Here is another selection from the Nutcracker: The Arabian Dance. We performed this one at all our December 2014 Mini-recitals. While this is probably the easiest piece in the Nutcracker Suite to play in a technical sense, there are many hidden intricacies in the pedaling and ensemble work that are necessary to get just the right expressive quality. This has always been one of our favorite dances and favorite pieces of music from the Nutcracker. Enjoy!
And now our December 2015 Mini-recitals duet from the Nutcracker: Dance of the Reed Flutes. This one was very fun to learn and practice, with a little of the finger-tangling closeness between the Secondo’s right hand and Primo’s left hand that needed to be worked out, but not quite as much as we encountered in the Overture!
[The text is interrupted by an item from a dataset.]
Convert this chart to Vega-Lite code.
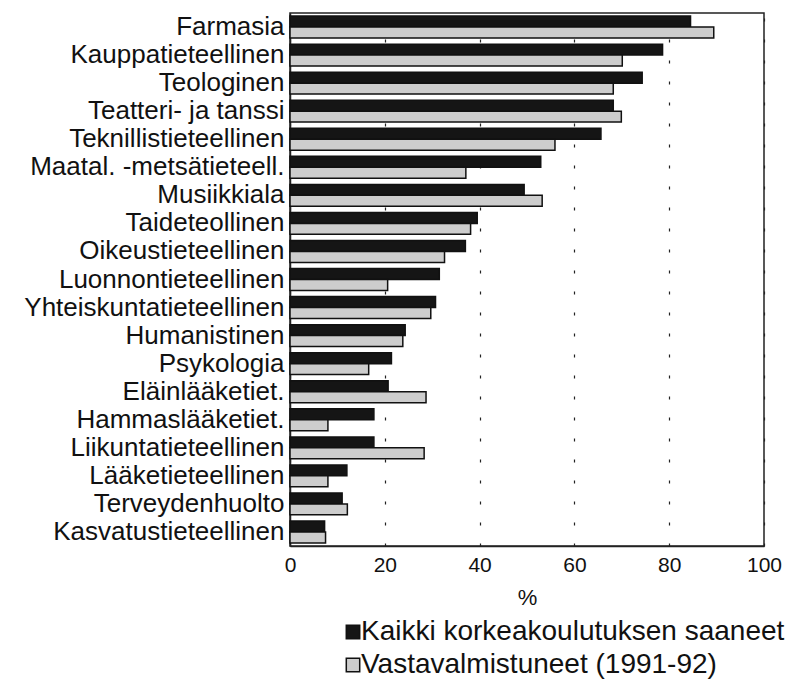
{
  "$schema": "https://vega.github.io/schema/vega-lite/v6.json",
  "width": 474,
  "height": 533,
  "autosize": {"type": "none"},
  "padding": {"left": 290, "top": 13, "right": 24, "bottom": 134},
  "background": "white",
  "config": {
    "font": "Liberation Sans",
    "view": {"stroke": "#222", "strokeWidth": 1.5}
  },
  "data": {
    "values": [
      {"ala": "Farmasia", "ryhma": "Kaikki korkeakoulutuksen saaneet", "pros": 84.5},
      {"ala": "Farmasia", "ryhma": "Vastavalmistuneet (1991-92)", "pros": 89.4},
      {"ala": "Kauppatieteellinen", "ryhma": "Kaikki korkeakoulutuksen saaneet", "pros": 78.6},
      {"ala": "Kauppatieteellinen", "ryhma": "Vastavalmistuneet (1991-92)", "pros": 70.1},
      {"ala": "Teologinen", "ryhma": "Kaikki korkeakoulutuksen saaneet", "pros": 74.3},
      {"ala": "Teologinen", "ryhma": "Vastavalmistuneet (1991-92)", "pros": 68.2},
      {"ala": "Teatteri- ja tanssi", "ryhma": "Kaikki korkeakoulutuksen saaneet", "pros": 68.2},
      {"ala": "Teatteri- ja tanssi", "ryhma": "Vastavalmistuneet (1991-92)", "pros": 69.9},
      {"ala": "Teknillistieteellinen", "ryhma": "Kaikki korkeakoulutuksen saaneet", "pros": 65.6},
      {"ala": "Teknillistieteellinen", "ryhma": "Vastavalmistuneet (1991-92)", "pros": 55.9},
      {"ala": "Maatal. -metsätieteell.", "ryhma": "Kaikki korkeakoulutuksen saaneet", "pros": 52.9},
      {"ala": "Maatal. -metsätieteell.", "ryhma": "Vastavalmistuneet (1991-92)", "pros": 37.1},
      {"ala": "Musiikkiala", "ryhma": "Kaikki korkeakoulutuksen saaneet", "pros": 49.4},
      {"ala": "Musiikkiala", "ryhma": "Vastavalmistuneet (1991-92)", "pros": 53.2},
      {"ala": "Taideteollinen", "ryhma": "Kaikki korkeakoulutuksen saaneet", "pros": 39.5},
      {"ala": "Taideteollinen", "ryhma": "Vastavalmistuneet (1991-92)", "pros": 38.1},
      {"ala": "Oikeustieteellinen", "ryhma": "Kaikki korkeakoulutuksen saaneet", "pros": 37.0},
      {"ala": "Oikeustieteellinen", "ryhma": "Vastavalmistuneet (1991-92)", "pros": 32.6},
      {"ala": "Luonnontieteellinen", "ryhma": "Kaikki korkeakoulutuksen saaneet", "pros": 31.5},
      {"ala": "Luonnontieteellinen", "ryhma": "Vastavalmistuneet (1991-92)", "pros": 20.6},
      {"ala": "Yhteiskuntatieteellinen", "ryhma": "Kaikki korkeakoulutuksen saaneet", "pros": 30.7},
      {"ala": "Yhteiskuntatieteellinen", "ryhma": "Vastavalmistuneet (1991-92)", "pros": 29.7},
      {"ala": "Humanistinen", "ryhma": "Kaikki korkeakoulutuksen saaneet", "pros": 24.3},
      {"ala": "Humanistinen", "ryhma": "Vastavalmistuneet (1991-92)", "pros": 23.8},
      {"ala": "Psykologia", "ryhma": "Kaikki korkeakoulutuksen saaneet", "pros": 21.4},
      {"ala": "Psykologia", "ryhma": "Vastavalmistuneet (1991-92)", "pros": 16.6},
      {"ala": "Eläinlääketiet.", "ryhma": "Kaikki korkeakoulutuksen saaneet", "pros": 20.7},
      {"ala": "Eläinlääketiet.", "ryhma": "Vastavalmistuneet (1991-92)", "pros": 28.7},
      {"ala": "Hammaslääketiet.", "ryhma": "Kaikki korkeakoulutuksen saaneet", "pros": 17.7},
      {"ala": "Hammaslääketiet.", "ryhma": "Vastavalmistuneet (1991-92)", "pros": 8.0},
      {"ala": "Liikuntatieteellinen", "ryhma": "Kaikki korkeakoulutuksen saaneet", "pros": 17.7},
      {"ala": "Liikuntatieteellinen", "ryhma": "Vastavalmistuneet (1991-92)", "pros": 28.3},
      {"ala": "Lääketieteellinen", "ryhma": "Kaikki korkeakoulutuksen saaneet", "pros": 12.0},
      {"ala": "Lääketieteellinen", "ryhma": "Vastavalmistuneet (1991-92)", "pros": 8.0},
      {"ala": "Terveydenhuolto", "ryhma": "Kaikki korkeakoulutuksen saaneet", "pros": 11.0},
      {"ala": "Terveydenhuolto", "ryhma": "Vastavalmistuneet (1991-92)", "pros": 12.1},
      {"ala": "Kasvatustieteellinen", "ryhma": "Kaikki korkeakoulutuksen saaneet", "pros": 7.3},
      {"ala": "Kasvatustieteellinen", "ryhma": "Vastavalmistuneet (1991-92)", "pros": 7.5}
    ]
  },
  "mark": {"type": "bar", "stroke": "#111", "strokeWidth": 1.5, "cornerRadius": 0},
  "encoding": {
    "y": {
      "field": "ala",
      "type": "nominal",
      "sort": null,
      "scale": {"paddingInner": 0.22, "paddingOuter": 0.11},
      "axis": {
        "title": null,
        "ticks": false,
        "labelFontSize": 26,
        "labelColor": "#111",
        "labelPadding": 6,
        "labelLimit": 300,
        "labelOverlap": false,
        "domainColor": "#222",
        "domainWidth": 1.5
      }
    },
    "yOffset": {
      "field": "ryhma",
      "type": "nominal",
      "sort": ["Kaikki korkeakoulutuksen saaneet", "Vastavalmistuneet (1991-92)"],
      "scale": {"paddingInner": 0, "paddingOuter": 0}
    },
    "x": {
      "field": "pros",
      "type": "quantitative",
      "scale": {"domain": [0, 100], "nice": false},
      "axis": {
        "title": "%",
        "titleFontSize": 22,
        "titleFontWeight": "normal",
        "titleColor": "#111",
        "titlePadding": 12,
        "values": [0, 20, 40, 60, 80, 100],
        "ticks": false,
        "labelFontSize": 21,
        "labelColor": "#111",
        "labelPadding": 8,
        "labelFlush": false,
        "labelOverlap": false,
        "grid": true,
        "gridColor": "#222",
        "gridDash": [3, 18],
        "gridWidth": 1.2,
        "domainColor": "#222",
        "domainWidth": 1.5
      }
    },
    "color": {
      "field": "ryhma",
      "type": "nominal",
      "scale": {
        "domain": ["Kaikki korkeakoulutuksen saaneet", "Vastavalmistuneet (1991-92)"],
        "range": ["#151515", "#cdcdcd"]
      },
      "legend": {
        "title": null,
        "orient": "none",
        "legendX": 49,
        "legendY": 605,
        "symbolType": "square",
        "symbolSize": 180,
        "symbolStrokeColor": "#111",
        "symbolStrokeWidth": 1.5,
        "labelFontSize": 28,
        "labelColor": "#111",
        "labelOffset": -6,
        "labelLimit": 500,
        "rowPadding": 5
      }
    }
  }
}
We love the sweet quality of this dance. Enjoy!
We decided to do this one to honor the memory of Anton Yelchin, the Russian-American actor who portrayed Pavel Chekov in the recent Star Trek movies that we love so much! He died in June of this year, so although we’d previously decided on a different dance, we thought this would be a nice little way to pay tribute to him. We love the jubilance of this dance, and we can’t help but think of the awesome, hilarious dancing flowers in the “Fantasia” (Disney) version of this dance every time we play it!
We thought this was a great piece to do this year in honor of a student who is spending this year in China with her family! This is the shortest piece in the Nutcracker Suite, but it contains some interesting challenges. As you’ll see, the arpeggios played for the last half of the piece in Amy’s right hand and Bonnie’s left hand simultaneously, are SO close together that we really had to have our positioning right, to avoid getting our fingers literally tangled up with each other. It happened on numerous occasions during our practice sessions, which was pretty hilarious! This piece was so fun to play. This year, we are including two performances of this piece: the first one is at our home studio. But we had also practiced it at our Aunt’s house, and found that her Essex piano had more resonance in the higher range than our Steinway. We really liked that sound, so we have included a performance on that piano too. (And, you can see how close and in-danger-of-tangling our fingers are during those arpeggios better on the Essex video!) There were things we liked more on our piano, like feeling better control over the softer dynamics, and things we liked better on the Essex, like the nice ringing tone of the upper range. Enjoy!
This is the beautiful final dance in the Nutcracker Suite. It is also the longest one! So one of the biggest challenges of this piece was just staying fully focused and “in the moment” for the whole piece. In a longer piece like this, it’s so easy to let distracting thoughts creep in, like “Wow, that part went great…now I hope I don’t make that mistake in the next part that’s happened a couple times….” It’s that kind of thought that tends to actually cause mistakes, so we found we had to work surprisingly hard to keep our focus only on what we are doing each moment, and to keep from “analyzing” and thinking about what went well and what didn’t. That kind of analyzing is great for practicing-mode, so we can fix things, but it’s not the right mindset for performing. The length of this piece really made us understand that more deeply than we ever had before. Performing is for living in the moment – and ENJOYING it!
This is much shorter dance than the one from last year! We love this one for its simple beauty and fun staccato bounciness. Even as kids, we were very much drawn to this dance because of the silvery sound of the Celeste, which plays the melody of this dance in the orchestral version. We are including 2 recordings of this one, because we loved the sound of our own piano, but we also got a very lovely – but different – sound on our Aunt’s piano. The resonance of the high-register keys almost resembles the sound of the Celeste that we’ve always loved so much in this dance. The first video is from our home-studio piano, and the second video is from our Aunt’s Essex piano. Enjoy!